Look For Her – Emily Winslow (Keene and Frohmann #4) @AllisonandBusby

Look For Her was published on 19 October 2017 by Allison and Busby

The memory of Annalise Wood has haunted the town of Lilling near Cambridge for decades. She went missing in 1976 and although her body was later found, the investigation went cold with no one held responsible. The grief and speculation surrounding her disappearance are engrained in the community.

Forty years on, another young woman stokes her obsession with Annalise, believing that sharing a name with the dead girl has forged a bond between them. When DNA evidence linked to the Annalise Wood murder comes to light, detectives Keene and Frohmann re-examine the case, picking apart previous assumptions and finding sinister connections to a recent drowning.

With her trademark skill in weaving together multiple perspectives and voices, Emily Winslow paints a complex and compelling portrait of a cold case that is far from dead and buried.

My thoughts

Look For Her was my introduction to the beautifully complex Keene and Frohmann series by Emily Winslow.

Although I did not know the history of the main characters or much of what has previously happened, I did not feel too much at a disadvantage. Emily Winslow provides enough detail about the back stories. We know that the two police detectives have had a recent falling out, due to differences on a past case. However I really wish I had read the first three books in the series to grasp the nuances in the relationships.

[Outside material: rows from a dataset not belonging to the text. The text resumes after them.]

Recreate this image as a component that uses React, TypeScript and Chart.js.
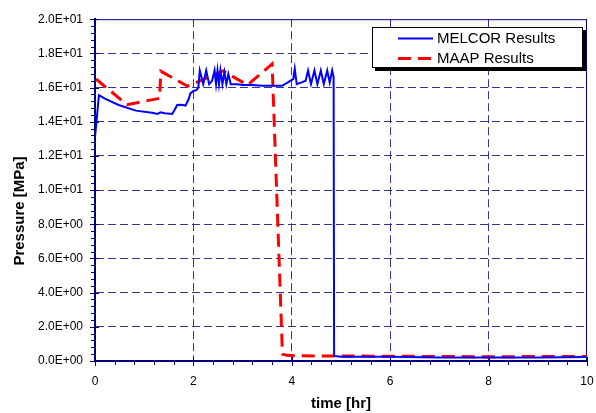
import React, { useEffect, useRef } from 'react';
import { Chart, registerables } from 'chart.js';

Chart.register(...registerables);

// ---- data ----
const melcorTime = [
  0.0, 0.03, 0.08, 0.2, 0.48, 0.83, 1.16, 1.27, 1.33, 1.42, 1.57, 1.62, 1.67, 1.75, 1.84, 1.9, 1.94, 2.0, 2.06,
  2.1, 2.13, 2.2, 2.26, 2.32, 2.38, 2.43, 2.46, 2.49, 2.52, 2.55, 2.59, 2.63, 2.67, 2.71, 2.76, 2.9, 3.0, 3.2,
  3.4, 3.6, 3.8, 3.92, 4.0, 4.03, 4.06, 4.1, 4.2, 4.28, 4.33, 4.39, 4.46, 4.52, 4.59, 4.65, 4.72, 4.77, 4.82,
  4.85, 4.86, 5.0, 6.0, 7.0, 8.0, 9.0, 10.0,
];
const melcorPressure = [
  13.1, 14.0, 15.55, 15.35, 14.98, 14.65, 14.53, 14.46, 14.55, 14.5, 14.46, 14.7, 14.98, 15.0, 14.95, 15.3, 15.66, 15.8, 15.85,
  16.0, 17.0, 16.2, 17.0, 16.2, 16.4, 17.0, 16.2, 17.0, 16.2, 17.0, 16.2, 16.9, 16.2, 16.8, 16.2, 16.2, 16.15, 16.15,
  16.1, 16.1, 16.1, 16.3, 16.45, 16.5, 17.1, 16.2, 16.3, 16.4, 17.0, 16.2, 17.0, 16.2, 17.0, 16.2, 17.0, 16.3, 17.0,
  16.6, 0.3, 0.25, 0.25, 0.2, 0.2, 0.2, 0.23,
];
const maapTime = [0.02, 0.65, 1.31, 1.34, 1.88, 2.6, 3.1, 3.6, 3.81, 3.9, 4.2, 6.0, 8.0, 10.0];
const maapPressure = [16.5, 15.0, 15.37, 16.95, 16.08, 16.98, 16.15, 17.38, 0.4, 0.33, 0.3, 0.28, 0.25, 0.27];

const seriesLabels = ['MELCOR Results', 'MAAP Results'];
const xTitle = 'time [hr]';
const yTitle = 'Pressure [MPa]';

const NAVY = '#000080';
const GRID = '#333399';
const FONT = 'Arial, "Liberation Sans", sans-serif';

function fmtE(v: number): string {
  if (v === 0) return '0.0E+00';
  const e = Math.floor(Math.log10(Math.abs(v)) + 1e-9);
  const m = v / Math.pow(10, e);
  return m.toFixed(1) + 'E' + (e < 0 ? '-' : '+') + String(Math.abs(e)).padStart(2, '0');
}

const decorPlugin = {
  id: 'decor',
  beforeDatasetsDraw(chart: any) {
    const { ctx, chartArea: a, scales } = chart;
    const xs = scales.x;
    const ys = scales.y;
    ctx.save();
    // top and right frame
    ctx.strokeStyle = NAVY;
    ctx.lineWidth = 1;
    ctx.beginPath();
    ctx.moveTo(a.left, a.top + 0.5);
    ctx.lineTo(a.right, a.top + 0.5);
    ctx.moveTo(a.right - 0.5, a.top);
    ctx.lineTo(a.right - 0.5, a.bottom);
    ctx.stroke();
    // ticks
    ctx.lineWidth = 1;
    ctx.beginPath();
    for (let i = 0; i <= 50; i++) {
      const v = i * 0.4;
      const py = Math.round(ys.getPixelForValue(v)) + 0.5;
      const major = i % 5 === 0;
      ctx.moveTo(a.left - (major ? 5 : 4), py);
      ctx.lineTo(a.left + (major ? 4 : 0), py);
    }
    for (let i = 0; i <= 25; i++) {
      const v = i * 0.4;
      const px = Math.round(xs.getPixelForValue(v)) + 0.5;
      const major = i % 5 === 0;
      ctx.moveTo(px, a.bottom + (major ? 5 : 4));
      ctx.lineTo(px, a.bottom - (major ? 4 : 0));
    }
    ctx.stroke();
    ctx.restore();
  },
  afterDraw(chart: any) {
    const { ctx, chartArea: a } = chart;
    ctx.save();
    // axis titles
    ctx.fillStyle = '#000';
    ctx.font = `bold 15px ${FONT}`;
    ctx.textAlign = 'center';
    ctx.textBaseline = 'middle';
    ctx.fillText(xTitle, (a.left + a.right) / 2, 404);
    ctx.save();
    ctx.translate(20, 211);
    ctx.rotate(-Math.PI / 2);
    ctx.fillText(yTitle, 0, 0);
    ctx.restore();
    // legend box
    const bx = 372, by = 27, bw = 211, bh = 41;
    ctx.fillStyle = '#000';
    ctx.fillRect(bx + 3, by + 3, bw, bh);
    ctx.fillStyle = '#fff';
    ctx.fillRect(bx, by, bw, bh);
    ctx.strokeStyle = '#000';
    ctx.lineWidth = 1;
    ctx.strokeRect(bx + 0.5, by + 0.5, bw - 1, bh - 1);
    const ds = chart.data.datasets;
    const rows = [38.5, 58.5];
    ds.forEach((d: any, i: number) => {
      ctx.save();
      ctx.strokeStyle = d.borderColor;
      ctx.lineWidth = d.borderWidth;
      ctx.setLineDash(d.borderDash || []);
      ctx.beginPath();
      ctx.moveTo(398, rows[i]);
      ctx.lineTo(433, rows[i]);
      ctx.stroke();
      ctx.restore();
      ctx.fillStyle = '#000';
      ctx.font = `15px ${FONT}`;
      ctx.textAlign = 'left';
      ctx.textBaseline = 'middle';
      ctx.fillText(d.label, 437, rows[i] + 0.5);
    });
    ctx.restore();
  },
};

export default function App() {
  const ref = useRef<HTMLCanvasElement | null>(null);
  useEffect(() => {
    if (!ref.current) return;
    const chart = new Chart(ref.current, {
      type: 'line',
      data: {
        datasets: [
          {
            label: seriesLabels[0],
            data: melcorTime.map((t, i) => ({ x: t, y: melcorPressure[i] })),
            borderColor: '#0000ff',
            borderWidth: 2,
            pointRadius: 0,
            tension: 0,
            fill: false,
          },
          {
            label: seriesLabels[1],
            data: maapTime.map((t, i) => ({ x: t, y: maapPressure[i] })),
            borderColor: '#ff0000',
            borderWidth: 3,
            borderDash: [13, 7],
            pointRadius: 0,
            tension: 0,
            fill: false,
          },
        ],
      },
      options: {
        animation: false,
        responsive: false,
        layout: { padding: { left: 0, top: 17, right: 9, bottom: 0 } },
        plugins: { legend: { display: false }, tooltip: { enabled: false } },
        scales: {
          x: {
            type: 'linear',
            min: 0,
            max: 10,
            afterFit: (s: any) => { s.height = 52; s.paddingLeft = 0; s.paddingRight = 0; },
            ticks: { stepSize: 2, padding: 13, color: '#000', font: { family: FONT, size: 12 } },
            grid: {
              drawTicks: false,
              color: (c: any) => (c.tick && (c.tick.value === 0 || c.tick.value === 10) ? 'rgba(0,0,0,0)' : GRID),
              lineWidth: 1,
            },
            border: { display: true, color: NAVY, width: 2, dash: [8, 4] },
          },
          y: {
            type: 'linear',
            min: 0,
            max: 20,
            afterFit: (s: any) => { s.width = 95; },
            ticks: { stepSize: 2, padding: 12, color: '#000', font: { family: FONT, size: 12 }, callback: (v: any) => fmtE(Number(v)) },
            grid: {
              drawTicks: false,
              color: (c: any) => (c.tick && (c.tick.value === 0 || c.tick.value === 20) ? 'rgba(0,0,0,0)' : GRID),
              lineWidth: 1,
            },
            border: { display: true, color: NAVY, width: 2, dash: [8, 4] },
          },
        },
      },
      plugins: [decorPlugin],
    });
    return () => chart.destroy();
  }, []);
  return (
    <div style={{ position: 'fixed', left: 0, top: 0, width: 596, height: 413, background: '#fff' }}>
      <canvas ref={ref} width={596} height={413} style={{ display: 'block' }} />
    </div>
  );
}
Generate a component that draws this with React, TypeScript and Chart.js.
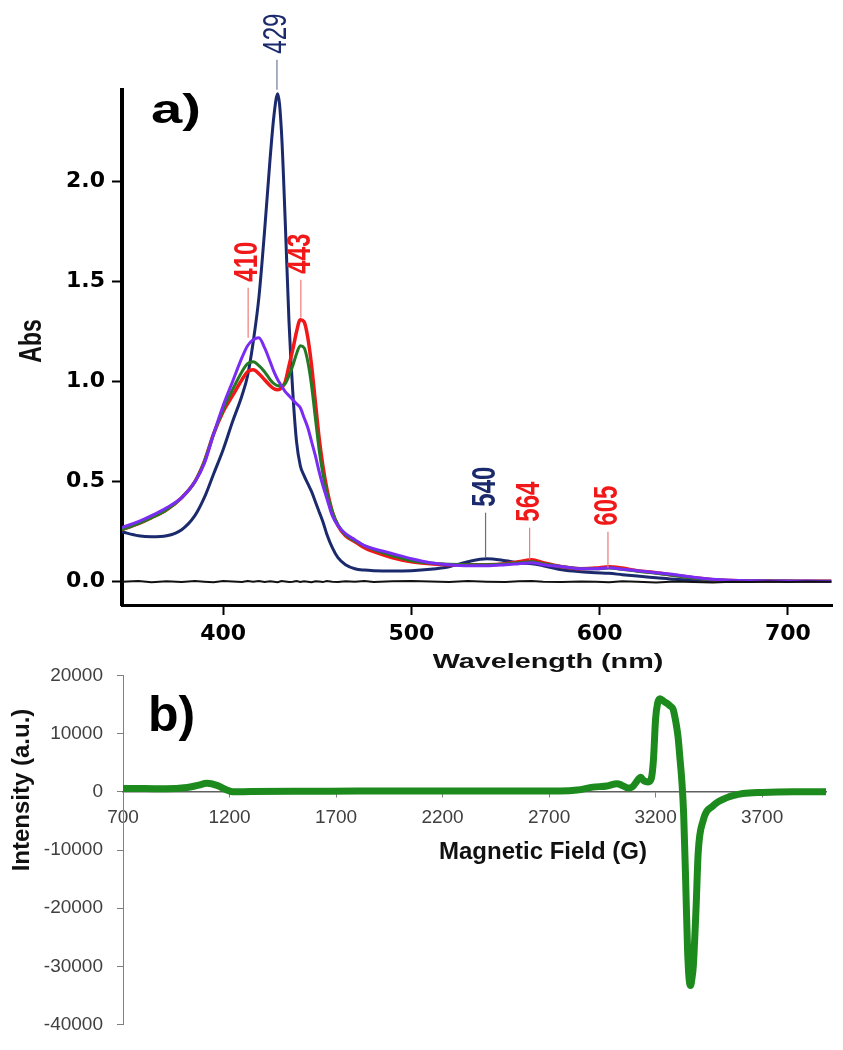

We follow the narrative, from multiple perspectives. A girl vanished in 1976, Annelise Woods and her body was found a few years later. This murder was never solved. In the present day, Anna is having counselling with Dr. Laurie Ambrose and revealing her total obsession and jealousy of this long dead girl. New DNA evidence comes to light on the Annelise Woods case. This leads to Morris Keene and Chloe Frohmann re-opening the case. With over forty years passing since the disappearance of Annelise, can they get to the truth?

This is a straight forward case, that escalates over the course of the novel. There are a few gorgeous twists and turns, on the way. Deaths in the present day. Surprise secret off-spring. Dysfunctional families. The haunting of an entire community by a shocking death. You completely get a sense of a community adrift and still feeling the after effects of the death of the infamous Annelise.

Haunting and fabulous, multi-layered and intelligent. We get some great characterisation. I particularly was drawn to Dr Laurie Ambrose and her counselling sessions, together with her complex grief on the death of her husband. A series to discover and fall in love with. Recommended.